**Work required**
Carry none of the pictures over; write out the complete data exactly.

**Data extract**
-- Start --

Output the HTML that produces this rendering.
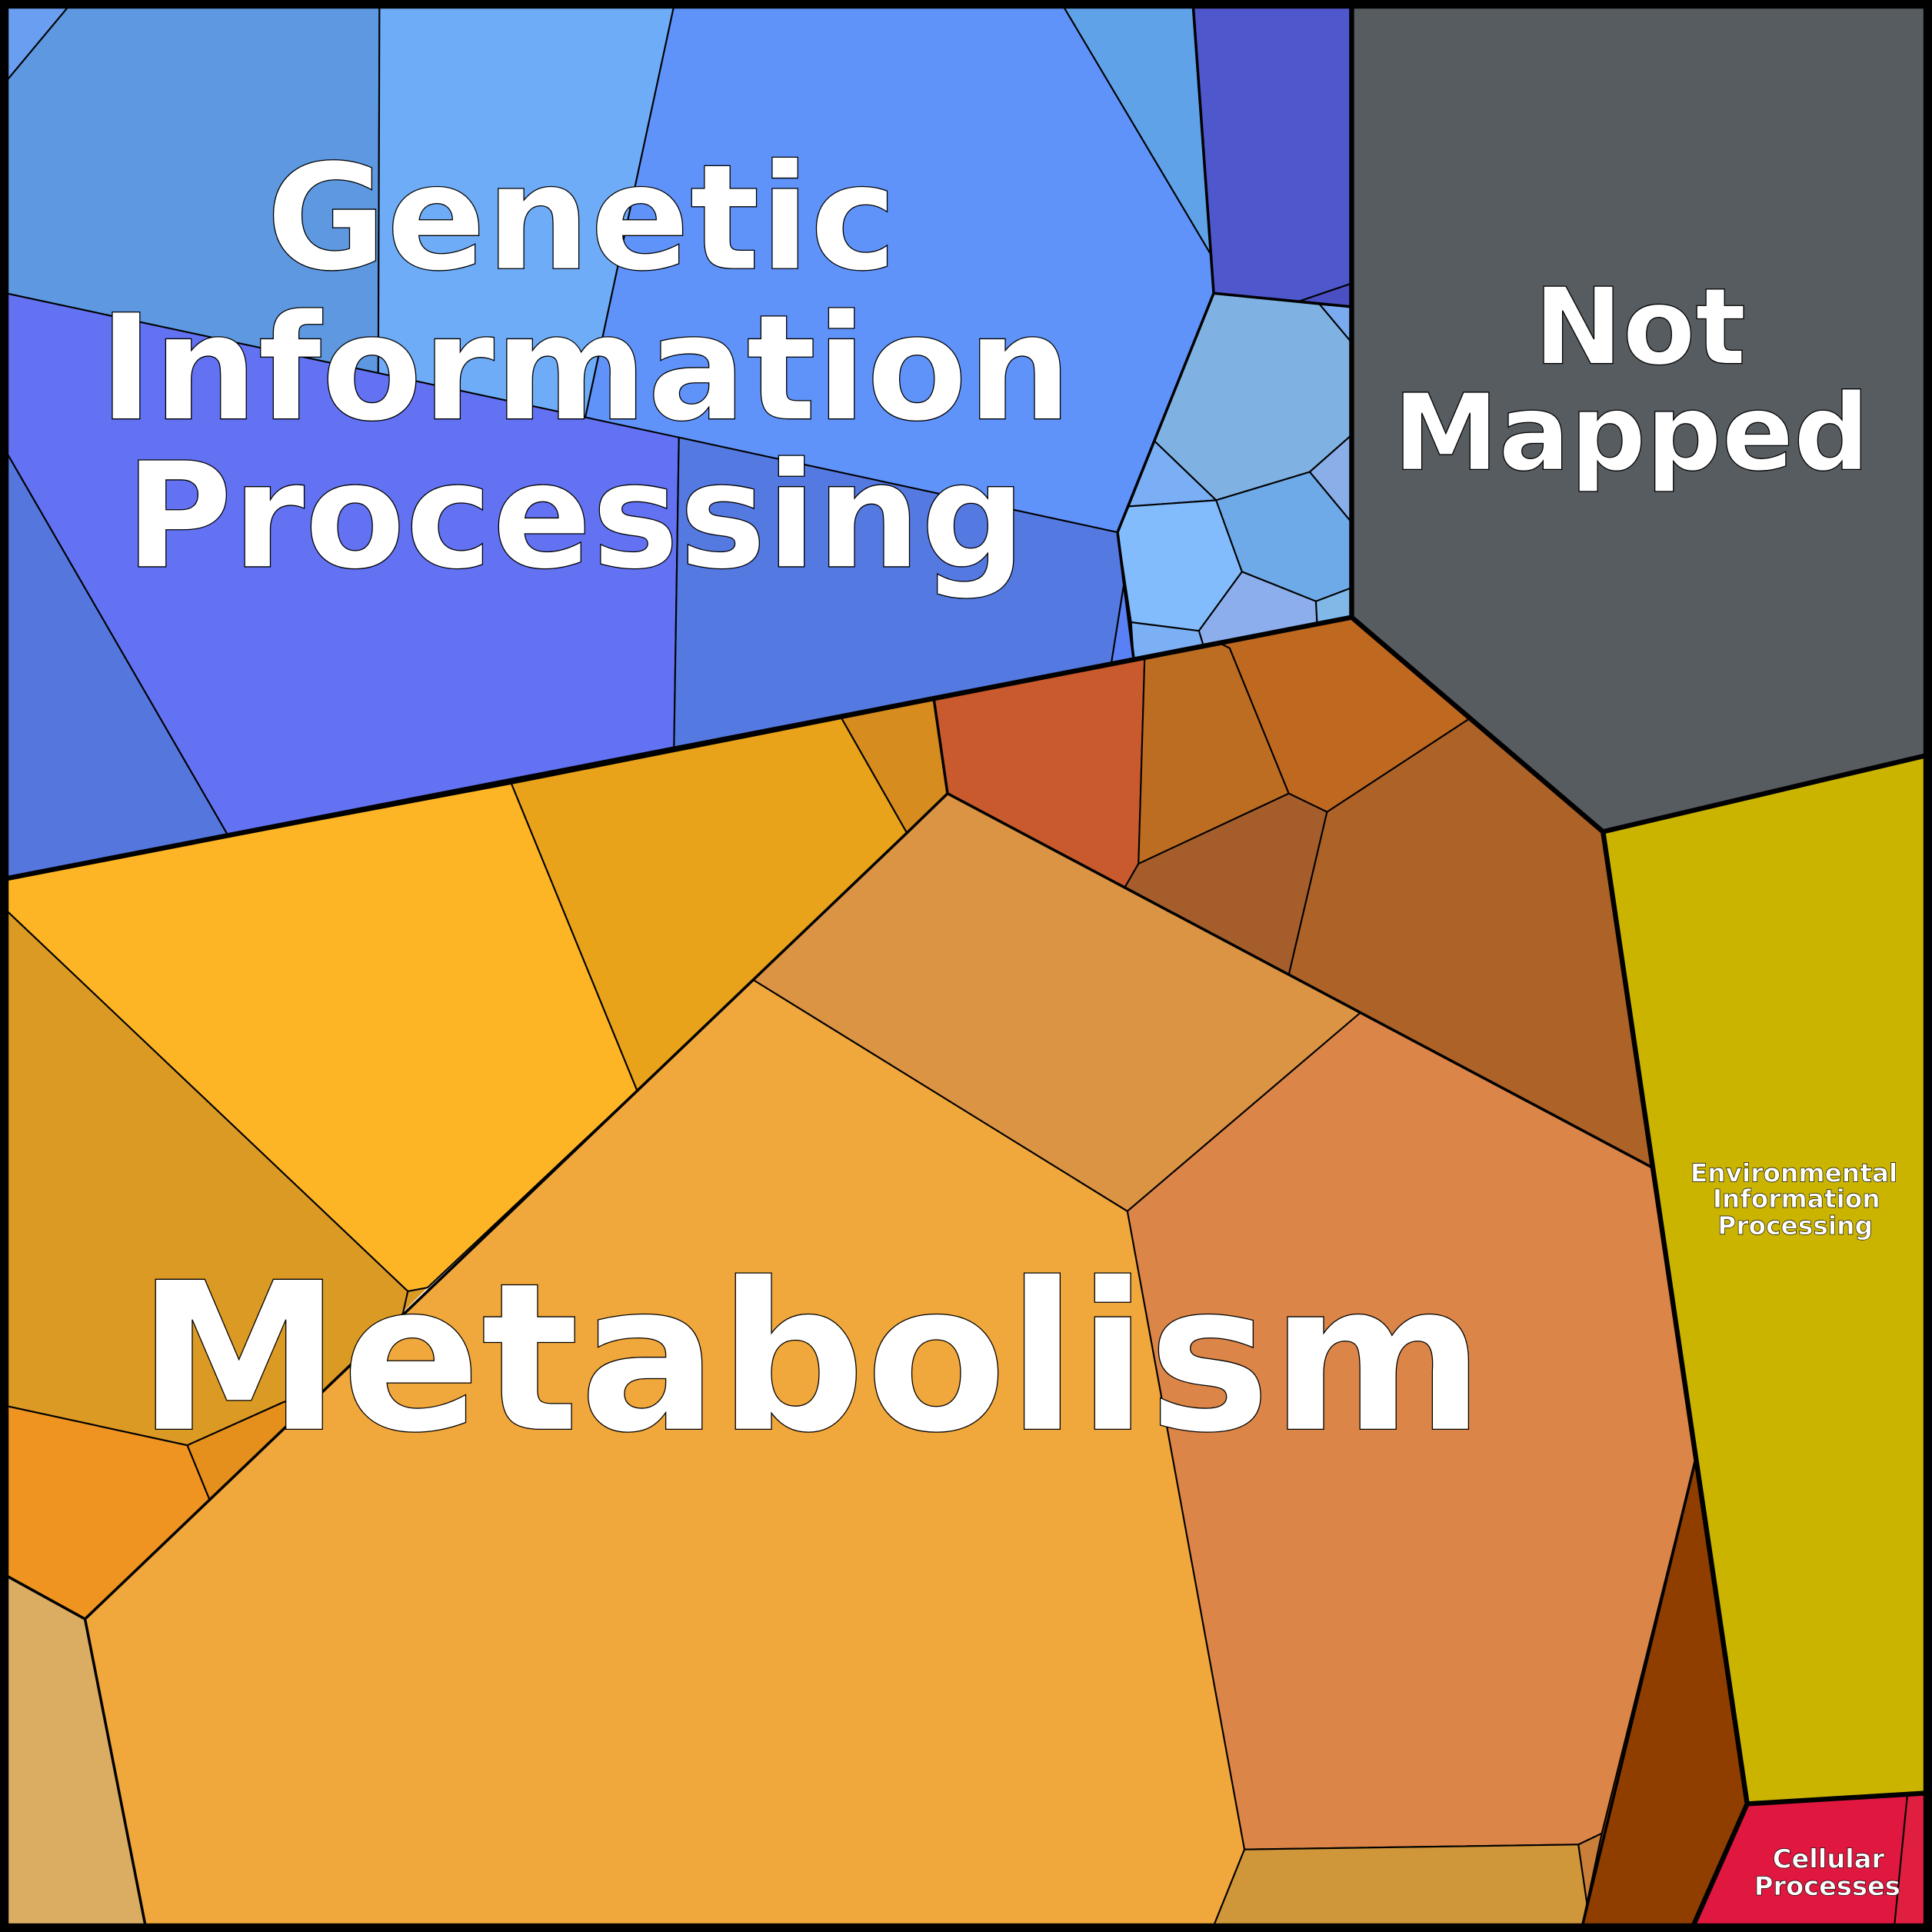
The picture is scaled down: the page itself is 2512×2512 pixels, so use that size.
<!DOCTYPE html>
<html><head><meta charset="utf-8"><style>html,body{margin:0;padding:0;background:#fff}svg{display:block}</style></head>
<body>
<svg width="2512" height="2512" viewBox="0 0 1568 1568" xmlns="http://www.w3.org/2000/svg">
<polygon fill="#8caeec" points="900,480 1097,470 1097,501 900,540"/>
<polygon fill="#bf6820" points="900,540 1097,501 1100,560 900,560"/>
<polygon fill="#db9a24" points="150,1040 347,1045 264,1128 150,1180"/>
<g stroke="#000" stroke-width="1.3" stroke-linejoin="round">
<!-- GIP -->
<polygon fill="#6a9ef0" points="0,0 60,0 0,72"/>
<polygon fill="#5d98e0" points="0,72 60,0 308,0 307,303 0,237"/>
<polygon fill="#6eacf7" points="308,0 548,0 475,339 307,303"/>
<polygon fill="#5f93fa" points="548,0 860,0 983,207 985,238 907,432 475,339"/>
<polygon fill="#5fa2e8" points="860,0 968,0 983,207"/>
<polygon fill="#4f57cc" points="968,0 1097,0 1097,230 1053,245 985,238 983,207"/>
<polygon fill="#4a4fc4" points="1053,245 1097,230 1097,249"/>
<polygon fill="#6272f2" points="0,237 551,355 547,607 185,678 0,358"/>
<polygon fill="#5577dd" points="0,358 185,678 0,714"/>
<polygon fill="#5479e0" points="551,355 907,432 912,475 902,538 547,607"/>
<polygon fill="#5a80f5" points="912,475 920,534 902,538"/>
<polygon fill="#7fb2e2" points="985,238 1071,247 1097,278 1097,353 1063,383 987,406 937,358"/>
<polygon fill="#7aaaf0" points="1071,247 1097,249 1097,278"/>
<polygon fill="#7aaef5" points="937,358 987,406 916,411"/>
<polygon fill="#82bcfc" points="916,411 987,406 1008,464 973,512 918,505 907,432"/>
<polygon fill="#6eaae8" points="987,406 1063,383 1097,424 1097,477 1068,488 1008,464"/>
<polygon fill="#8aaee8" points="1063,383 1097,353 1097,424"/>
<polygon fill="#8caeec" points="1008,464 1068,488 1069,507 977,525 973,512"/>
<polygon fill="#80b8e8" points="1068,488 1097,477 1097,501 1069,507"/>
<polygon fill="#7cb0f5" points="918,505 973,512 977,525 920,535"/>
<!-- Not mapped / Env / Cellular -->
<polygon fill="#575c60" points="1097,0 1568,0 1568,612 1301,675 1193,583 1097,501"/>
<polygon fill="#cab400" points="1301,675 1568,612 1568,1455 1418,1464"/>
<polygon fill="#e0173f" points="1418,1464 1548,1457 1537,1568 1372,1568"/>
<polygon fill="#e01f40" points="1548,1457 1568,1455 1568,1568 1537,1568"/>
<!-- Metabolism -->
<polygon fill="#c85a2e" points="758,568 929,534 924,701 913,720 769,644"/>
<polygon fill="#bd6d22" points="929,534 990,522 998,526 1046,644 924,701"/>
<polygon fill="#bf6820" points="990,522 1097,501 1193,583 1077,659 1046,644 998,526"/>
<polygon fill="#a55e2b" points="913,720 924,701 1046,644 1077,659 1046,791"/>
<polygon fill="#ad6228" points="1077,659 1193,583 1301,675 1340,947 1104,822 1046,791"/>
<polygon fill="#d68c1e" points="683,583 758,568 769,644 736,676"/>
<polygon fill="#e8a31a" points="415,636 683,583 736,676 517,885"/>
<polygon fill="#fdb526" points="0,714 415,636 517,885 347,1045 331,1048 0,734"/>
<polygon fill="#db9a24" points="0,734 331,1048 327,1066 264,1128 230,1138 152,1173 0,1140"/>
<polygon fill="#e5901c" points="152,1173 230,1138 264,1128 170,1217"/>
<polygon fill="#ef9420" points="0,1140 152,1173 170,1217 69,1314 0,1276"/>
<polygon fill="#dbad62" points="0,1276 69,1314 119,1568 0,1568"/>
<polygon fill="#f0a73c" points="69,1314 611,795 915,983 1010,1501 983,1568 119,1568"/>
<polygon fill="#db9344" points="611,795 736,676 769,644 913,720 1046,791 1104,822 915,983"/>
<polygon fill="#db8548" points="915,983 1104,822 1340,947 1376,1185 1300,1488 1281,1497 1010,1501"/>
<polygon fill="#cf963a" points="1010,1501 1281,1497 1288,1545 1283,1568 983,1568"/>
<polygon fill="#c97e3a" points="1281,1497 1300,1488 1288,1545"/>
<polygon fill="#8f3e00" points="1376,1185 1418,1464 1372,1568 1283,1568 1300,1488"/>
</g>
<g fill="none" stroke="#000" stroke-width="2.2" stroke-linejoin="round">
<polyline points="736,676 769,644 1340,947"/>
<polyline points="69,1314 347,1048 736,676"/>
<polyline points="0,1276 69,1314 119,1568"/>
<polyline points="1376,1185 1283,1568"/>
<polyline points="985,238 907,432 920,534"/>
<polyline points="758,568 769,644"/>
<polyline points="968,0 985,238 1097,249"/>
</g>
<g fill="none" stroke="#000" stroke-width="4" stroke-linejoin="round">
<polyline points="0,714 1097,501 1097,0"/>
<polyline points="1097,501 1301,675 1568,612"/>
<polyline points="1301,675 1418,1464 1568,1455"/>
<polyline points="1418,1464 1372,1568"/>
</g>
<rect x="3.5" y="3.5" width="1561" height="1561" fill="none" stroke="#000" stroke-width="7"/>
<g font-family="'DejaVu Sans','Liberation Sans',sans-serif" font-weight="bold" fill="#fff" stroke="#000" stroke-width="0.8" text-anchor="middle">
<text font-size="119" x="472" y="218">Genetic</text>
<text font-size="119" x="475" y="340">Information</text>
<text font-size="119" x="467" y="460">Processing</text>
<text font-size="86" x="1331" y="295">Not</text>
<text font-size="86" x="1324" y="381">Mapped</text>
<text font-size="167" x="658" y="1160">Metabolism</text>
<text font-size="20.5" stroke-width="0.4" x="1456" y="959">Environmental</text>
<text font-size="20.5" stroke-width="0.4" x="1458" y="980">Information</text>
<text font-size="20.5" stroke-width="0.4" x="1457" y="1002">Processing</text>
<text font-size="21" stroke-width="0.4" x="1484" y="1516">Cellular</text>
<text font-size="21" stroke-width="0.4" x="1483" y="1538">Processes</text>
</g>
</svg>
</body></html>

-- End --

**Response to this task**
Output the HTML that produces this rendering.
The picture is scaled down: the page itself is 2512×2512 pixels, so use that size.
<!DOCTYPE html>
<html><head><meta charset="utf-8"><style>html,body{margin:0;padding:0;background:#fff}svg{display:block}</style></head>
<body>
<svg width="2512" height="2512" viewBox="0 0 1568 1568" xmlns="http://www.w3.org/2000/svg">
<polygon fill="#8caeec" points="900,480 1097,470 1097,501 900,540"/>
<polygon fill="#bf6820" points="900,540 1097,501 1100,560 900,560"/>
<polygon fill="#db9a24" points="150,1040 347,1045 264,1128 150,1180"/>
<g stroke="#000" stroke-width="1.3" stroke-linejoin="round">
<!-- GIP -->
<polygon fill="#6a9ef0" points="0,0 60,0 0,72"/>
<polygon fill="#5d98e0" points="0,72 60,0 308,0 307,303 0,237"/>
<polygon fill="#6eacf7" points="308,0 548,0 475,339 307,303"/>
<polygon fill="#5f93fa" points="548,0 860,0 983,207 985,238 907,432 475,339"/>
<polygon fill="#5fa2e8" points="860,0 968,0 983,207"/>
<polygon fill="#4f57cc" points="968,0 1097,0 1097,230 1053,245 985,238 983,207"/>
<polygon fill="#4a4fc4" points="1053,245 1097,230 1097,249"/>
<polygon fill="#6272f2" points="0,237 551,355 547,607 185,678 0,358"/>
<polygon fill="#5577dd" points="0,358 185,678 0,714"/>
<polygon fill="#5479e0" points="551,355 907,432 912,475 902,538 547,607"/>
<polygon fill="#5a80f5" points="912,475 920,534 902,538"/>
<polygon fill="#7fb2e2" points="985,238 1071,247 1097,278 1097,353 1063,383 987,406 937,358"/>
<polygon fill="#7aaaf0" points="1071,247 1097,249 1097,278"/>
<polygon fill="#7aaef5" points="937,358 987,406 916,411"/>
<polygon fill="#82bcfc" points="916,411 987,406 1008,464 973,512 918,505 907,432"/>
<polygon fill="#6eaae8" points="987,406 1063,383 1097,424 1097,477 1068,488 1008,464"/>
<polygon fill="#8aaee8" points="1063,383 1097,353 1097,424"/>
<polygon fill="#8caeec" points="1008,464 1068,488 1069,507 977,525 973,512"/>
<polygon fill="#80b8e8" points="1068,488 1097,477 1097,501 1069,507"/>
<polygon fill="#7cb0f5" points="918,505 973,512 977,525 920,535"/>
<!-- Not mapped / Env / Cellular -->
<polygon fill="#575c60" points="1097,0 1568,0 1568,612 1301,675 1193,583 1097,501"/>
<polygon fill="#cab400" points="1301,675 1568,612 1568,1455 1418,1464"/>
<polygon fill="#e0173f" points="1418,1464 1548,1457 1537,1568 1372,1568"/>
<polygon fill="#e01f40" points="1548,1457 1568,1455 1568,1568 1537,1568"/>
<!-- Metabolism -->
<polygon fill="#c85a2e" points="758,568 929,534 924,701 913,720 769,644"/>
<polygon fill="#bd6d22" points="929,534 990,522 998,526 1046,644 924,701"/>
<polygon fill="#bf6820" points="990,522 1097,501 1193,583 1077,659 1046,644 998,526"/>
<polygon fill="#a55e2b" points="913,720 924,701 1046,644 1077,659 1046,791"/>
<polygon fill="#ad6228" points="1077,659 1193,583 1301,675 1340,947 1104,822 1046,791"/>
<polygon fill="#d68c1e" points="683,583 758,568 769,644 736,676"/>
<polygon fill="#e8a31a" points="415,636 683,583 736,676 517,885"/>
<polygon fill="#fdb526" points="0,714 415,636 517,885 347,1045 331,1048 0,734"/>
<polygon fill="#db9a24" points="0,734 331,1048 327,1066 264,1128 230,1138 152,1173 0,1140"/>
<polygon fill="#e5901c" points="152,1173 230,1138 264,1128 170,1217"/>
<polygon fill="#ef9420" points="0,1140 152,1173 170,1217 69,1314 0,1276"/>
<polygon fill="#dbad62" points="0,1276 69,1314 119,1568 0,1568"/>
<polygon fill="#f0a73c" points="69,1314 611,795 915,983 1010,1501 983,1568 119,1568"/>
<polygon fill="#db9344" points="611,795 736,676 769,644 913,720 1046,791 1104,822 915,983"/>
<polygon fill="#db8548" points="915,983 1104,822 1340,947 1376,1185 1300,1488 1281,1497 1010,1501"/>
<polygon fill="#cf963a" points="1010,1501 1281,1497 1288,1545 1283,1568 983,1568"/>
<polygon fill="#c97e3a" points="1281,1497 1300,1488 1288,1545"/>
<polygon fill="#8f3e00" points="1376,1185 1418,1464 1372,1568 1283,1568 1300,1488"/>
</g>
<g fill="none" stroke="#000" stroke-width="2.2" stroke-linejoin="round">
<polyline points="736,676 769,644 1340,947"/>
<polyline points="69,1314 347,1048 736,676"/>
<polyline points="0,1276 69,1314 119,1568"/>
<polyline points="1376,1185 1283,1568"/>
<polyline points="985,238 907,432 920,534"/>
<polyline points="758,568 769,644"/>
<polyline points="968,0 985,238 1097,249"/>
</g>
<g fill="none" stroke="#000" stroke-width="4" stroke-linejoin="round">
<polyline points="0,714 1097,501 1097,0"/>
<polyline points="1097,501 1301,675 1568,612"/>
<polyline points="1301,675 1418,1464 1568,1455"/>
<polyline points="1418,1464 1372,1568"/>
</g>
<rect x="3.5" y="3.5" width="1561" height="1561" fill="none" stroke="#000" stroke-width="7"/>
<g font-family="'DejaVu Sans','Liberation Sans',sans-serif" font-weight="bold" fill="#fff" stroke="#000" stroke-width="0.8" text-anchor="middle">
<text font-size="119" x="472" y="218">Genetic</text>
<text font-size="119" x="475" y="340">Information</text>
<text font-size="119" x="467" y="460">Processing</text>
<text font-size="86" x="1331" y="295">Not</text>
<text font-size="86" x="1324" y="381">Mapped</text>
<text font-size="167" x="658" y="1160">Metabolism</text>
<text font-size="20.5" stroke-width="0.4" x="1456" y="959">Environmental</text>
<text font-size="20.5" stroke-width="0.4" x="1458" y="980">Information</text>
<text font-size="20.5" stroke-width="0.4" x="1457" y="1002">Processing</text>
<text font-size="21" stroke-width="0.4" x="1484" y="1516">Cellular</text>
<text font-size="21" stroke-width="0.4" x="1483" y="1538">Processes</text>
</g>
</svg>
</body></html>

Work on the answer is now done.